** Start DATA IN THIS EXERCISE **
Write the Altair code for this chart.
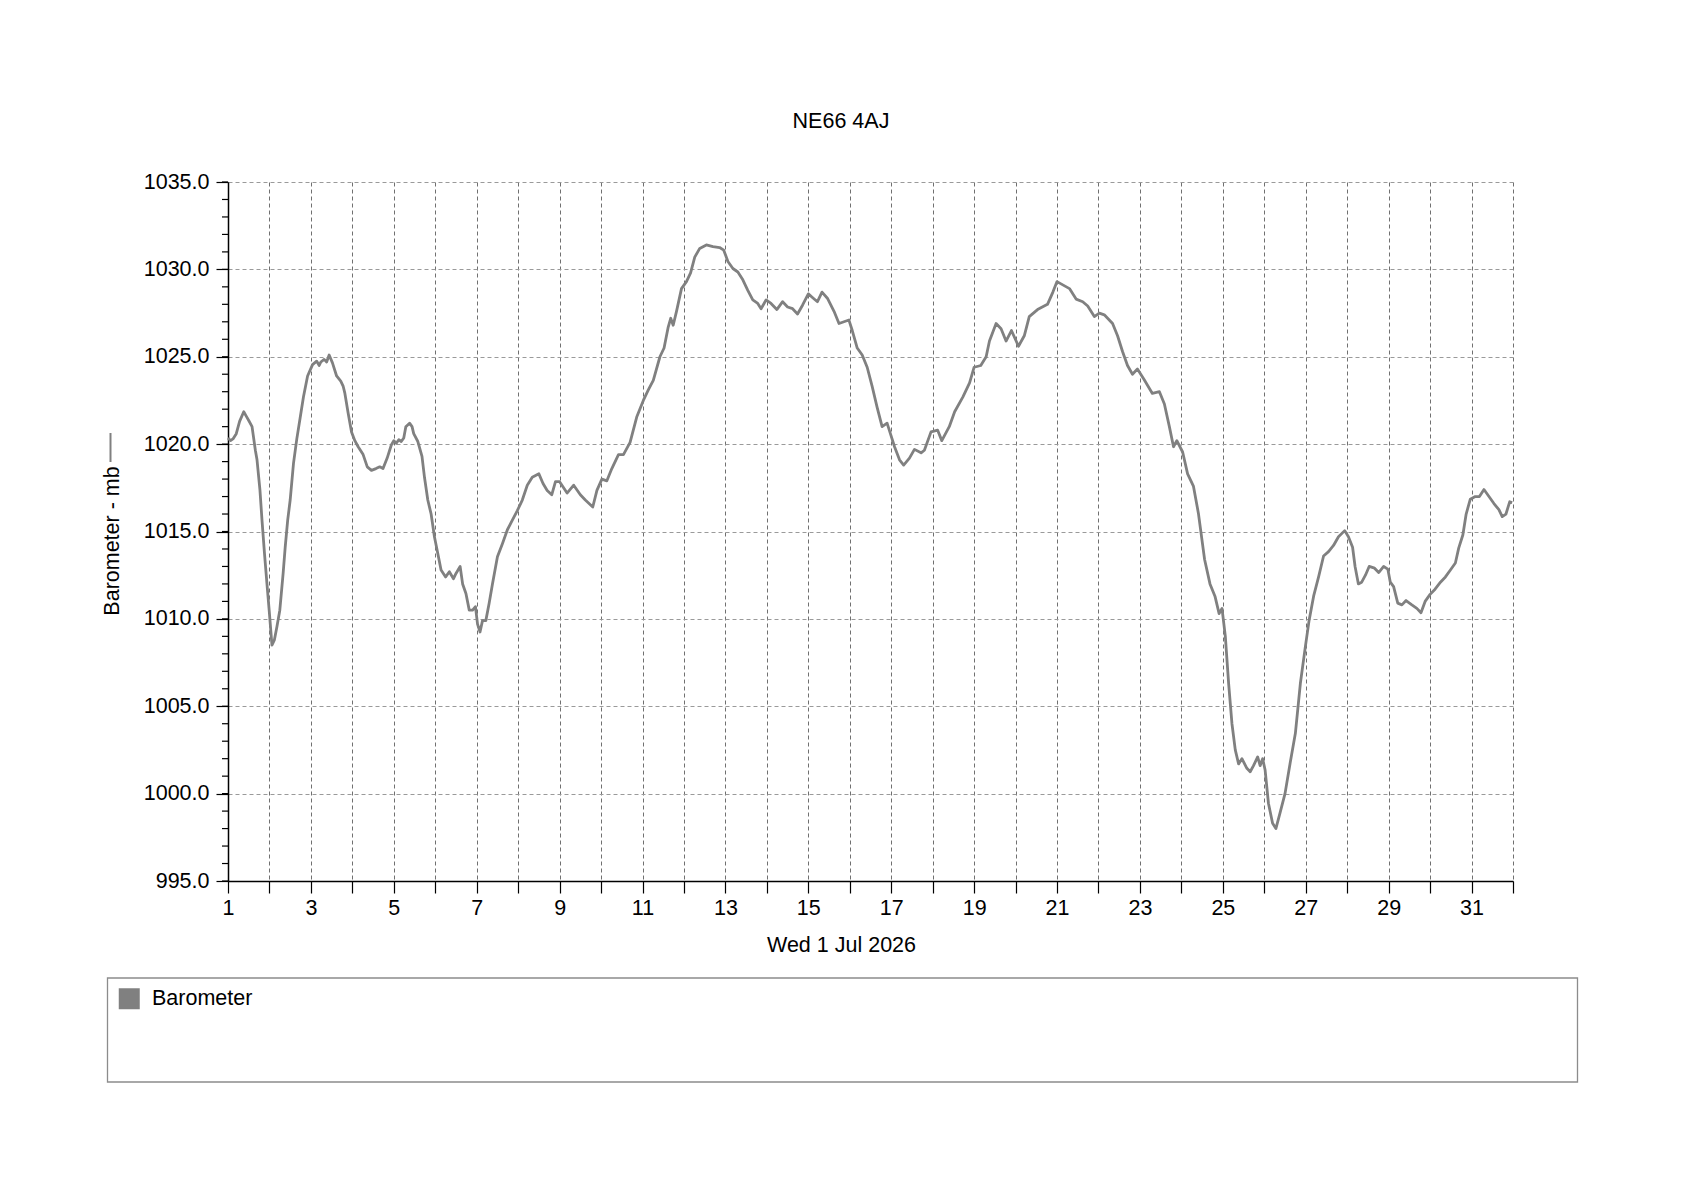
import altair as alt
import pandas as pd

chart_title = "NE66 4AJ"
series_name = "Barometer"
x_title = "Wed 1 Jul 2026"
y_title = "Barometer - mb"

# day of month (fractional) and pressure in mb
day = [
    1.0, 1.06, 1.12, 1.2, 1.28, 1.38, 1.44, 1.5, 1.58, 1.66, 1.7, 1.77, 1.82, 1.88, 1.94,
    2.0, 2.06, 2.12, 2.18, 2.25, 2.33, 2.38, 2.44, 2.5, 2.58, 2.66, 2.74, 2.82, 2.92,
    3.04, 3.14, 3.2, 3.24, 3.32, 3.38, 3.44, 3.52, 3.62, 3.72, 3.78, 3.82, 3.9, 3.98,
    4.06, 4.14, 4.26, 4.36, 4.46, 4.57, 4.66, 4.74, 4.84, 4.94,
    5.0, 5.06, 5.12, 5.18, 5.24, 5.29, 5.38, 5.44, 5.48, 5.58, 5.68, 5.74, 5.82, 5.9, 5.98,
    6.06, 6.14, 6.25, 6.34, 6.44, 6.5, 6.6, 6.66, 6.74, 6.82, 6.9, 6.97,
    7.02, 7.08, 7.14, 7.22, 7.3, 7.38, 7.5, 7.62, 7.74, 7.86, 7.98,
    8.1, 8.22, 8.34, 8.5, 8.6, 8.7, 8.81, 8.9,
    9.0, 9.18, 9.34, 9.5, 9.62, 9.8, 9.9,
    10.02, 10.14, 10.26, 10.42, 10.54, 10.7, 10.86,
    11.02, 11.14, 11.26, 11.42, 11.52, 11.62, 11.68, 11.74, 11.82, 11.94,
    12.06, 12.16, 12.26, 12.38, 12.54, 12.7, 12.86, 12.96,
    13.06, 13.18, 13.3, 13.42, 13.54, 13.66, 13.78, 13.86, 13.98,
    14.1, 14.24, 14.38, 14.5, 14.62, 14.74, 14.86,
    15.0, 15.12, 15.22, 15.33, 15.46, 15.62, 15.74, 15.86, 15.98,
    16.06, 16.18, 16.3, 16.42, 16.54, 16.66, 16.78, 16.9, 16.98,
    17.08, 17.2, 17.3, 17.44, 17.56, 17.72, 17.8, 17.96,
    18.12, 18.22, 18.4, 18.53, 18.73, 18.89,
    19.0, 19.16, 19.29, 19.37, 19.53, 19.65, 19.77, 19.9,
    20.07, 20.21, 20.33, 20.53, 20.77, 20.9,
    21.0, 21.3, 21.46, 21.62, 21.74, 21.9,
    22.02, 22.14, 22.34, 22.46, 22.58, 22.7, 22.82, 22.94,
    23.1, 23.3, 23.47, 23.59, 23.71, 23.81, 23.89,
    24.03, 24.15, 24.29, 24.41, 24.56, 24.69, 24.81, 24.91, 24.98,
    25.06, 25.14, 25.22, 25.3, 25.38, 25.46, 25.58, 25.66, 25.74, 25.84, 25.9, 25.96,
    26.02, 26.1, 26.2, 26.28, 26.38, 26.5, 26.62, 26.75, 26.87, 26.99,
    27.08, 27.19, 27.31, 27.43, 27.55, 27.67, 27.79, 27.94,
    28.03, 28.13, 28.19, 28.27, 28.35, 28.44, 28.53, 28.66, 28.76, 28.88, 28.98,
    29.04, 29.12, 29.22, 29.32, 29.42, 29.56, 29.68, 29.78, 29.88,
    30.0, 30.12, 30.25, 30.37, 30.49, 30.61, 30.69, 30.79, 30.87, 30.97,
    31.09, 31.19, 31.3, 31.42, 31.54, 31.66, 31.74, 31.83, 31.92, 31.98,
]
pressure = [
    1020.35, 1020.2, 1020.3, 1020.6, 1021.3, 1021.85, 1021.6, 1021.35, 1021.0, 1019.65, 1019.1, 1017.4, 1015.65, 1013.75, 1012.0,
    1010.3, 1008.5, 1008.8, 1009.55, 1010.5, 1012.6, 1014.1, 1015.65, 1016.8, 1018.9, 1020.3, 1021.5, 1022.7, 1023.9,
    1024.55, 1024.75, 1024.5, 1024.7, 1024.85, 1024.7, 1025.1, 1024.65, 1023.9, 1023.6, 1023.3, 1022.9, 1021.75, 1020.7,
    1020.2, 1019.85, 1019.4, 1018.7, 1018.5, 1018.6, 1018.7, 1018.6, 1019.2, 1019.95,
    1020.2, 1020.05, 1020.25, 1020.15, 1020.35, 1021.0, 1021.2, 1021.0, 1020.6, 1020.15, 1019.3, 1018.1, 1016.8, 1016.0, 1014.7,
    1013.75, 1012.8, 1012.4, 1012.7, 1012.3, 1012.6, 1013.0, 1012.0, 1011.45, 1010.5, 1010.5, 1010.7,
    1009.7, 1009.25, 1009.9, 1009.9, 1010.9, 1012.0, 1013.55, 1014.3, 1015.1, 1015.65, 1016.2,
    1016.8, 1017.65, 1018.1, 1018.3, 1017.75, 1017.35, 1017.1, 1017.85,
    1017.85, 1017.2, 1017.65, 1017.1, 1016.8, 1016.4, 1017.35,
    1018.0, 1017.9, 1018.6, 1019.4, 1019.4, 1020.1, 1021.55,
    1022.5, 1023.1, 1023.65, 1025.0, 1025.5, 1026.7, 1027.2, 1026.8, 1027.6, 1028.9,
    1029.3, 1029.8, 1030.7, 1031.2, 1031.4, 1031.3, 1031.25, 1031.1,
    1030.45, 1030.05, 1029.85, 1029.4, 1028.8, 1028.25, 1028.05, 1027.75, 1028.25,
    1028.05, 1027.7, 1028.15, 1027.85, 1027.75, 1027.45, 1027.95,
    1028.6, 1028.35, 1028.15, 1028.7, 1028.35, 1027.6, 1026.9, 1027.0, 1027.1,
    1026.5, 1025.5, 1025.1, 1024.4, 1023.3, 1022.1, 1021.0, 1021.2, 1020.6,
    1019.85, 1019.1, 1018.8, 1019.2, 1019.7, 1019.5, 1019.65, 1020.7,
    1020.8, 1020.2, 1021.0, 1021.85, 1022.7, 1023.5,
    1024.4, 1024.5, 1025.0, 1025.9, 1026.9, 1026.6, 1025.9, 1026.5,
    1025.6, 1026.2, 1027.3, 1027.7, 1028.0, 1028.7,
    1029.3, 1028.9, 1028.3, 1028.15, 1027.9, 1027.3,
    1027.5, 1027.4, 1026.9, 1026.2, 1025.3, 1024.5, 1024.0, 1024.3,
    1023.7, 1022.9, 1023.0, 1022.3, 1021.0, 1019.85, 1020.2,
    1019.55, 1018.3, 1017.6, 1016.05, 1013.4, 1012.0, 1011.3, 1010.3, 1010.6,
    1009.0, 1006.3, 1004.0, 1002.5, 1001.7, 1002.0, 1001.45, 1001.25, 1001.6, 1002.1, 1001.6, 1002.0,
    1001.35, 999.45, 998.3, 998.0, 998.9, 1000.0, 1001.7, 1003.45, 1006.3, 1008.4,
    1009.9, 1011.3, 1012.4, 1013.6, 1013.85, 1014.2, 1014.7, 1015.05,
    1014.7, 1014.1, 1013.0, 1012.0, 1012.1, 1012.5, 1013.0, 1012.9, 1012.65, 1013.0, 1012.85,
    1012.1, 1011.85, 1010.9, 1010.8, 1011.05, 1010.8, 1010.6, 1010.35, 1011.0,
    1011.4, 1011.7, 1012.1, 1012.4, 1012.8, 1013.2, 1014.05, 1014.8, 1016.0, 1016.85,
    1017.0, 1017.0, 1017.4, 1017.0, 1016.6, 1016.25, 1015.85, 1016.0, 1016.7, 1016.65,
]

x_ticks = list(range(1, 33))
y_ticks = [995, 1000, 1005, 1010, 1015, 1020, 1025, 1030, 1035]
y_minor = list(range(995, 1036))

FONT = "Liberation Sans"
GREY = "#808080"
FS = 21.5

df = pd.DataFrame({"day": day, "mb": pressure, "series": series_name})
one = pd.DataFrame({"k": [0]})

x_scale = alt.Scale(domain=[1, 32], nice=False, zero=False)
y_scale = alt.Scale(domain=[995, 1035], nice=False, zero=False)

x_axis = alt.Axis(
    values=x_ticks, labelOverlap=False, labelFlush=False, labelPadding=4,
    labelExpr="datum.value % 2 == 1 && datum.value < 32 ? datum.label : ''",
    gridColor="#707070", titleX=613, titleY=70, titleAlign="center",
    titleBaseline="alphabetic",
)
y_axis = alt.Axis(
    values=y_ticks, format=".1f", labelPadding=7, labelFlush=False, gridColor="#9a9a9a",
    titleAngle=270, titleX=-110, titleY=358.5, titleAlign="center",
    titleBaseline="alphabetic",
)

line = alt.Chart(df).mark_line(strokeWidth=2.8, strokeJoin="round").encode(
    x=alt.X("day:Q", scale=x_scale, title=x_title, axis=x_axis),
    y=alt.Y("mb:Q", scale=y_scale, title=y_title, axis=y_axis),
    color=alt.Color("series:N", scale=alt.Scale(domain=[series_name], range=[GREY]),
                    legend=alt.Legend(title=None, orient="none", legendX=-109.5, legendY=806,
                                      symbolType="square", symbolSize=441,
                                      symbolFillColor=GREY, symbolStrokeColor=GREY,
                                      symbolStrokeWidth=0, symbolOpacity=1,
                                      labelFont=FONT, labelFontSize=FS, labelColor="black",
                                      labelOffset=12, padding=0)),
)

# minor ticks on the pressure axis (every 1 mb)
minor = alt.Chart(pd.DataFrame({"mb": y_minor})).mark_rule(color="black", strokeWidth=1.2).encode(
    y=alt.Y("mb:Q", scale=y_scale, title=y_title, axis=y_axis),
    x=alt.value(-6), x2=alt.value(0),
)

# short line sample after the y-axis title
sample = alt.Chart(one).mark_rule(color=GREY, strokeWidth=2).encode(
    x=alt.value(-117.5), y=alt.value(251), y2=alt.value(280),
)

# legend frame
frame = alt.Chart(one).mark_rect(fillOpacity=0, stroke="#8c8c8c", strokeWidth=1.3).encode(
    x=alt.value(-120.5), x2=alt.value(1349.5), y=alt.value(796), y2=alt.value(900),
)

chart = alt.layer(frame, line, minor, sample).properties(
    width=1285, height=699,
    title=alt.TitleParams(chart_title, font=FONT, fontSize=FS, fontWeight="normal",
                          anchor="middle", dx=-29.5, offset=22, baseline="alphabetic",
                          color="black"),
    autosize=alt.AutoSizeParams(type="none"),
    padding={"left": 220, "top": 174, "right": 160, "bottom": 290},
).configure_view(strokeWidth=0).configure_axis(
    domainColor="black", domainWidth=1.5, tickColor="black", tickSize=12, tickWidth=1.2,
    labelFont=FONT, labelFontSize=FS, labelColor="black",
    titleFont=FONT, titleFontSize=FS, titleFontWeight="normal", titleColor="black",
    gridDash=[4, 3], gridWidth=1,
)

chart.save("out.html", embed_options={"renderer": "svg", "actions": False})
** End DATA IN THIS EXERCISE **
** Start DATA IN THIS EXERCISE **
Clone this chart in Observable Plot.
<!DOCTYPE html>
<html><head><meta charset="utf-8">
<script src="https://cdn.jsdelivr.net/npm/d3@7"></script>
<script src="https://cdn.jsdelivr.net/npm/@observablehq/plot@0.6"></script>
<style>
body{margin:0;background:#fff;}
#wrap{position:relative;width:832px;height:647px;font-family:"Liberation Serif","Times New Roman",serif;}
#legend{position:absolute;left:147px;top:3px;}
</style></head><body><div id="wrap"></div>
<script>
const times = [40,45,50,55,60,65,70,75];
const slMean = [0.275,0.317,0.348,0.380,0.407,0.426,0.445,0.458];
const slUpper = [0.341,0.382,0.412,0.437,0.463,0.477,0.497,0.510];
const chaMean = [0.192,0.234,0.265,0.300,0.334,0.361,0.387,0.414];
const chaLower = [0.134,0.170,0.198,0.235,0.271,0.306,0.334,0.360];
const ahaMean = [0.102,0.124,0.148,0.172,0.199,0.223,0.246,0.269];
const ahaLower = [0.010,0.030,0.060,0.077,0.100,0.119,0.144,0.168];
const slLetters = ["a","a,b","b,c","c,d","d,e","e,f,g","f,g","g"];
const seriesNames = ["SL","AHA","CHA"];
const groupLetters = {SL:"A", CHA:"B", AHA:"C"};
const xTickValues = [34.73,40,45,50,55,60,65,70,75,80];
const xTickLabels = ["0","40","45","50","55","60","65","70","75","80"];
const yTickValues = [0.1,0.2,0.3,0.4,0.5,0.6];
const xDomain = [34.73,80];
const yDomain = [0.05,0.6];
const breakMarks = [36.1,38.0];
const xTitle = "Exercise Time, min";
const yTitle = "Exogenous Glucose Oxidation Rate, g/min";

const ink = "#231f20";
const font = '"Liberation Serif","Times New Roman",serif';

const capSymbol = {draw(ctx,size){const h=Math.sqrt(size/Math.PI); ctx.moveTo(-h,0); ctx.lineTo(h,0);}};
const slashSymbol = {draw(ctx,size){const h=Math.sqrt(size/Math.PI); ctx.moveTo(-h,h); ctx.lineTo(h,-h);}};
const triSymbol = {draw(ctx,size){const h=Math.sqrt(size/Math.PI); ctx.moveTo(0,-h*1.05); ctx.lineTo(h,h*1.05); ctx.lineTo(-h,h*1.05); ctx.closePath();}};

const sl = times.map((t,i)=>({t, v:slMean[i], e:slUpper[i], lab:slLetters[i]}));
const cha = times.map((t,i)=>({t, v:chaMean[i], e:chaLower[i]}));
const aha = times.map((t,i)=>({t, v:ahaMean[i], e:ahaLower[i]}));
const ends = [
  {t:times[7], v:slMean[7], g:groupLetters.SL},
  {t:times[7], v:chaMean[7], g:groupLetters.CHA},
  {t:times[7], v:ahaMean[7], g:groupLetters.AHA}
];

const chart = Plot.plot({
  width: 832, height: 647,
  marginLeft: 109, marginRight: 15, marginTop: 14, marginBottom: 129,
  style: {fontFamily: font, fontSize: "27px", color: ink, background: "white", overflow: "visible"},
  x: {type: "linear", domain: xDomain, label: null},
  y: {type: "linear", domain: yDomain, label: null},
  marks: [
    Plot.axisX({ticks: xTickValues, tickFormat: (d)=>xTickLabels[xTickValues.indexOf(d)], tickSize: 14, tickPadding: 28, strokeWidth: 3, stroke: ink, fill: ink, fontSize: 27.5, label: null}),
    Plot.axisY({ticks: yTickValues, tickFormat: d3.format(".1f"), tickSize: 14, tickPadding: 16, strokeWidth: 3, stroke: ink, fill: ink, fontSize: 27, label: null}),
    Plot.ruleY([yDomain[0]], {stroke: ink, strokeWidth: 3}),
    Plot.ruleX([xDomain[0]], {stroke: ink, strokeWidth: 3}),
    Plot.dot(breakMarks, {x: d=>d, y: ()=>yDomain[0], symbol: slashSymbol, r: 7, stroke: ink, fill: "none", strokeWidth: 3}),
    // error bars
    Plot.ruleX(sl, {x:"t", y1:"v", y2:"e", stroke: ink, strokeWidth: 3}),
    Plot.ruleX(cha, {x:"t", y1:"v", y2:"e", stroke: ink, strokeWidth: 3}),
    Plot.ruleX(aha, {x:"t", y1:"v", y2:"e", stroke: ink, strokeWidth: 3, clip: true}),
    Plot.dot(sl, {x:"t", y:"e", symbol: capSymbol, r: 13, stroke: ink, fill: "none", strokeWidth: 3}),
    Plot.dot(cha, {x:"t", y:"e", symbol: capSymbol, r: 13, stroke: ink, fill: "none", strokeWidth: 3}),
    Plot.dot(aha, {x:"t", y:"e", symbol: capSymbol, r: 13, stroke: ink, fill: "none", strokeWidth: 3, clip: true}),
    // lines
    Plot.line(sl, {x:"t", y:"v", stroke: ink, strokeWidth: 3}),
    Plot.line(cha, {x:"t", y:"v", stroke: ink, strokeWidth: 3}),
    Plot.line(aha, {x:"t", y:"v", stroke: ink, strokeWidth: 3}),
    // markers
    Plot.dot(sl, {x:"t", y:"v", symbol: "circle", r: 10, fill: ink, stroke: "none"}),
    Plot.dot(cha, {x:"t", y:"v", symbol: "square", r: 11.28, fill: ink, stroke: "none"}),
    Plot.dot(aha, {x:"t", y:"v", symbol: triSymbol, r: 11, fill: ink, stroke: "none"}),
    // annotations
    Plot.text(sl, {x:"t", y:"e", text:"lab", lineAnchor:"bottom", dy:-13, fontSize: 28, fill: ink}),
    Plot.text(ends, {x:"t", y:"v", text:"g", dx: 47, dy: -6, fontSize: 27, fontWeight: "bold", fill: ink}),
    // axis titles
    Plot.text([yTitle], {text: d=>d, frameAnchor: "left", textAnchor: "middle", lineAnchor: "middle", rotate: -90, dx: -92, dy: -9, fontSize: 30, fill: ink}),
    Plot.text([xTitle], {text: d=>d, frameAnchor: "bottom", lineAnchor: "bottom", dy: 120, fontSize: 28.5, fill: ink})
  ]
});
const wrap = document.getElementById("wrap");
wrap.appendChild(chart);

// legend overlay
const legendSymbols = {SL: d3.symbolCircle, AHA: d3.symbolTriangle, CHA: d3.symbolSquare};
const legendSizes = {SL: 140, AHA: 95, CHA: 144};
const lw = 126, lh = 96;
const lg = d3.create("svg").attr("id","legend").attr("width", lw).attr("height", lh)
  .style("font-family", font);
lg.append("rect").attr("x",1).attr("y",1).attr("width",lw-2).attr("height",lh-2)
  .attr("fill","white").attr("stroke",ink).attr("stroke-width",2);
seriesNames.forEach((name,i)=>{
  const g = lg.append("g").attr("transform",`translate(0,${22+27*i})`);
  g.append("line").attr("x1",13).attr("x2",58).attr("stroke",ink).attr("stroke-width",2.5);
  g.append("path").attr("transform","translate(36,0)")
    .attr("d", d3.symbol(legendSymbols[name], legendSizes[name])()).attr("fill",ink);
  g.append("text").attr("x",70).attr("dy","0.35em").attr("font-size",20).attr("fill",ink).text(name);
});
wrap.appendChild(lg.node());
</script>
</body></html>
** End DATA IN THIS EXERCISE **
** Start DATA IN THIS EXERCISE **
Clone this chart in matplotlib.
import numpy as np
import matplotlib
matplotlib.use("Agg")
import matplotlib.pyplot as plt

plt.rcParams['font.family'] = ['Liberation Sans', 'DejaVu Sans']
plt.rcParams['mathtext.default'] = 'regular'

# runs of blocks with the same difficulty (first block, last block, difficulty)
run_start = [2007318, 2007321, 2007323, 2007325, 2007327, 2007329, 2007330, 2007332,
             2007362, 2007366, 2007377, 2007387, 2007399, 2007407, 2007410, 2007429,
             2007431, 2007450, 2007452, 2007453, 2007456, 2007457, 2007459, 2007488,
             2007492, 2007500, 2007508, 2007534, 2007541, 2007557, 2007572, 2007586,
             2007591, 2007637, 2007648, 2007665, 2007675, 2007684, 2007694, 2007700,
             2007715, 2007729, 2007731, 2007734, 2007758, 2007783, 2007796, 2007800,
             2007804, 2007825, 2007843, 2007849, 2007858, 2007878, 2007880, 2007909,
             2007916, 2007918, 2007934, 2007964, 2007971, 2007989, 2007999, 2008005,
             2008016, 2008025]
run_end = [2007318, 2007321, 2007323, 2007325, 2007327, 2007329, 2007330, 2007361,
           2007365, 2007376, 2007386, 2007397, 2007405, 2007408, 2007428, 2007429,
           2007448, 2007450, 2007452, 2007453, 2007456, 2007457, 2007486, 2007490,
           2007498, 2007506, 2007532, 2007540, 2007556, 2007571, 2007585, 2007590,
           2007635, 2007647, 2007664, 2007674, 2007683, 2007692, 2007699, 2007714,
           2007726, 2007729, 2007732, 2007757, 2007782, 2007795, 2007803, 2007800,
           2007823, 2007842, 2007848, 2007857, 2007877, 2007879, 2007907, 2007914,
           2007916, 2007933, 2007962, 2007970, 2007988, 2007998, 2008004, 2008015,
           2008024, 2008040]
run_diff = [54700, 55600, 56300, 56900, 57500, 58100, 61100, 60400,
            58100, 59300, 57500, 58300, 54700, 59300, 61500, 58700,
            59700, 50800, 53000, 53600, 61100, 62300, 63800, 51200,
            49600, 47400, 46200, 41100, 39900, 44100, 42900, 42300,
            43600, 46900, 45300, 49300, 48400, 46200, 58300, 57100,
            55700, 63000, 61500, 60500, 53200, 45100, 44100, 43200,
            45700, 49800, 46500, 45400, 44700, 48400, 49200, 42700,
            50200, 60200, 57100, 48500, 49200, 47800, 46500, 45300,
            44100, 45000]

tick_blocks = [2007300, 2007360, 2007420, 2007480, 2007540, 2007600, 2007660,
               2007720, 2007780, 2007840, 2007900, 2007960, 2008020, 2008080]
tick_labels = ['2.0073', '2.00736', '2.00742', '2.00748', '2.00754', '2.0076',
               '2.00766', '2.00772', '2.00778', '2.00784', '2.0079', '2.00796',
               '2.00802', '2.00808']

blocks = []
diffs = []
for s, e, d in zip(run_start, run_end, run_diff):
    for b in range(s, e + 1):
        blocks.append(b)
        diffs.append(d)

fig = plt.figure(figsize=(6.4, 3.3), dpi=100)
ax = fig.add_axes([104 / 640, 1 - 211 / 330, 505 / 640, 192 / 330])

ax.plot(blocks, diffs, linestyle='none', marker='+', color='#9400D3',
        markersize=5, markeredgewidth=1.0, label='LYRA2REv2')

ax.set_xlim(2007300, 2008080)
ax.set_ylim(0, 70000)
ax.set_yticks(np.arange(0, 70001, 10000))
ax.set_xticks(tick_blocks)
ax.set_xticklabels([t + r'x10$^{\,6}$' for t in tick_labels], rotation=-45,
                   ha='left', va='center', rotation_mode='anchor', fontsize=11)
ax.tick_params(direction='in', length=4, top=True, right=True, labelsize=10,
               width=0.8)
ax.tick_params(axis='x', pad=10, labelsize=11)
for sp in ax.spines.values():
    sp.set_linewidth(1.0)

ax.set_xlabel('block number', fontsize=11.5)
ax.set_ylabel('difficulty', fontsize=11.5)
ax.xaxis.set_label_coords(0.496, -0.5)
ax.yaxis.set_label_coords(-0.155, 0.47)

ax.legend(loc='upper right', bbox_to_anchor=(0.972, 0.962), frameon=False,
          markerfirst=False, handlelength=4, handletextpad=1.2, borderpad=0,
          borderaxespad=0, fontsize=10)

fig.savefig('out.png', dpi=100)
** End DATA IN THIS EXERCISE **
# TASK DETAILS
From the line containing "Clone this chart in matplotlib." down to the line containing "plt.rcParams['mathtext.default'] = 'regular'" in the material above, reproduce every line exactly, including the two end lines.

# SOLUTION TO THIS EXERCISE
Clone this chart in matplotlib.
import numpy as np
import matplotlib
matplotlib.use("Agg")
import matplotlib.pyplot as plt

plt.rcParams['font.family'] = ['Liberation Sans', 'DejaVu Sans']
plt.rcParams['mathtext.default'] = 'regular'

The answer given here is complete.